El alzhéimer es una enfermedad neurodegenerativa, es decir, causada por la destrucción de las neuronas cerebrales. Y esta destrucción, como han mostrado numerosos estudios, se produce fundamentalmente, además por los ovillos neurofibrilares formados por la proteína tau, por la acumulación en el cerebro de placas de beta-amiloide, altamente tóxicas para las neuronas. Tal es así que en los últimos años se han desarrollado numerosos estudios para encontrar un fármaco capaz de destruir estas placas de beta-amiloide. Sin embargo, puede que ya contemos con unos fármacos que, aun indirectamente, ya logren este propósito. Y es que según muestra un estudio llevado a cabo por investigadores de la Universidad de Chicago (EE.UU.), el tratamiento a largo plazo con antibióticos de amplio espectro conlleva una disminución del número de placas de beta-amiloide presentes en el cerebro.
Concretamente, el estudio, publicado en la revista «Scientific Reports», muestra que el tratamiento con antibióticos reduce el nivel de las placas y aumenta la actividad inflamatoria de las células del sistema inmune del cerebro –las ‘microglías’–. Unos cambios que, más que por una acción directa de los fármacos, se producen por la alteración en la composición de la flora intestinal consecuente con la antibioterapia, lo que sugiere que las bacterias intestinales juegan un papel muy importante en la regulación de la actividad del sistema inmune que acaba impactando en la progresión del alzhéimer.
Como explica Sangram Sisodia, director de la investigación, «la manera en cómo el intestino influye sobre la salud cerebral constituye un nuevo territorio que estamos empezando a explorar. Se trata de un área en la que las personas que trabajan en enfermedades neurodegenerativas van a estar cada vez más interesadas, pues podría tener una influencia en el desarrollo de los tratamientos».

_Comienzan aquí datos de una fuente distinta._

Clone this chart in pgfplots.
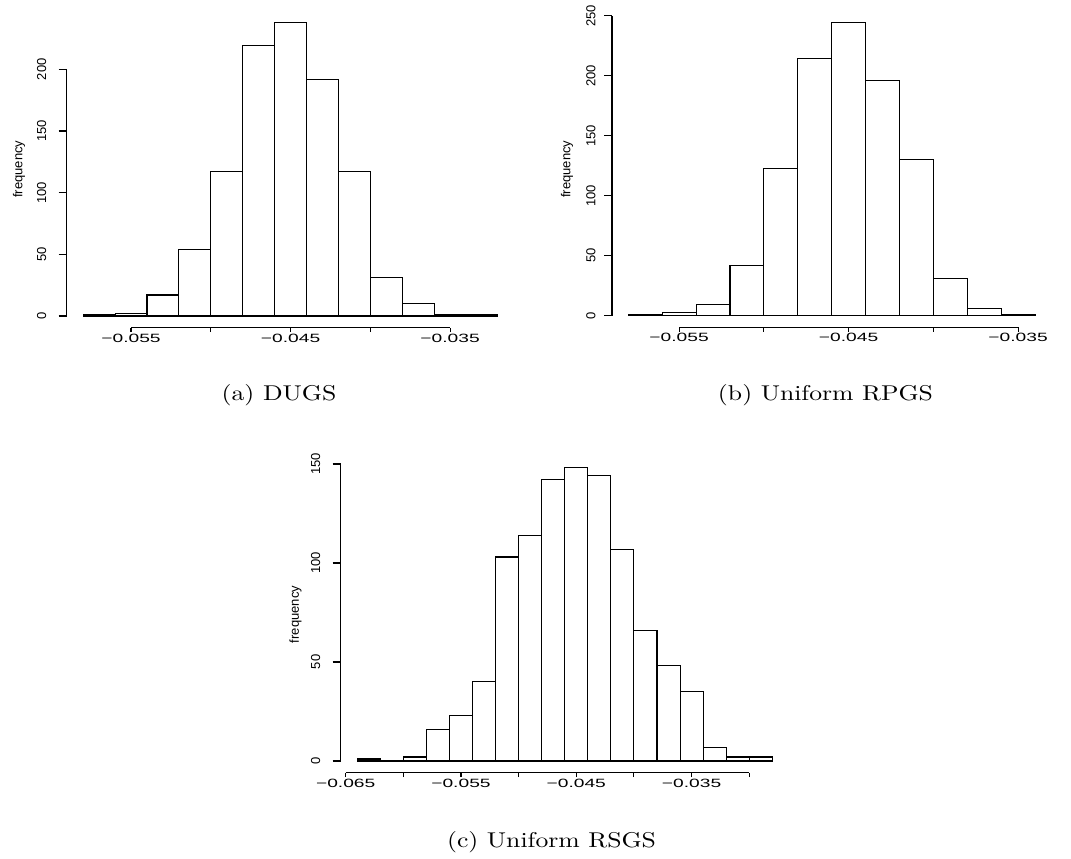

Para llevar a cabo el estudio, los autores utilizaron un modelo animal –ratones– de enfermedad de Alzheimer al que administraron altas dosis de antibióticos de amplio espectro durante un período de cinco a seis meses. Concluido el tratamiento, los investigadores comprobaron que la masa total de bacterias en la flora intestinal de los animales era muy similar a la de un segundo grupo de ratones que no había recibido los antibióticos –los ‘sujetos’ control–. Sin embargo, y si bien la cantidad de bacterias era muy parecida, no sucedió así con su diversidad: los animales tratados con los antibióticos mostraban una diversidad de especies bacterianas muy inferior.
Pero las diferencias no acabaron ahí. Los ratones que recibieron la antibioterapia experimentaron una reducción hasta dos veces mayor en el número de placas de beta-amiloide que los animales control. Y asimismo, mostraban una elevación muy significativa de distintas señales moleculares en el torrente sanguíneo y de la actividad inflamatoria de sus microglías –un aspecto a tener en cuenta dado que el grado de neuroinflamación condiciona la tasa de deterioro cognitivo asociado al alzhéimer.
En definitiva, los antibióticos modifican la composición de la flora bacteriana, lo que a su vez da lugar a una ralentización de la progresión del alzhéimer. Y esto, ¿a qué obedece? Pues como reconocen los propios autores, «los mecanismos que explican estos cambios permanecen desconocidos, pero el estudio destaca el potencial de la investigación futura sobre la influencia de la flora intestinal sobre el cerebro y el sistema nervioso».
No es una opción terapéutica
En este contexto, ¿podría plantearse el tratamiento a largo plazo con antibióticos de amplio espectro como una vía para ralentizar la progresión del alzhéimer? De ninguna manera.
Como indica Myles Minter, co-autor de la investigación, «en ningún caso proponemos que la antibioterapia a largo plazo se constituya como un tratamiento. Sería completamente absurdo por un gran número de razones. Pero lo que hace nuestro estudio es permitirnos explorar nuevos caminos».
Sea como fuere, los autores advierten de que si bien sus resultados abren la puerta a la investigación del papel de la flora intestinal en la enfermedad de Alzheimer, se trata únicamente de un primer paso.
Como concluye Sangram Sisodia, «probablemente no contemos con una cura para el alzhéimer durante varias generaciones, pues ya sabemos que se producen cambios en el cerebro y el sistema nervioso central hasta 15-20 años antes de la aparición de la enfermedad. Tenemos que encontrar la manera de intervenir cuando el paciente empiece a presentar los primeros signos clínicos, y si comprendemos cómo los cambios en la microbiota intestinal afectan a la presentación o la progresión de la enfermedad, o cómo las moléculas que produce interactúan con el sistema nervioso, entonces podríamos usar estos conocimientos para crear un nuevo tipo de medicina personalizada».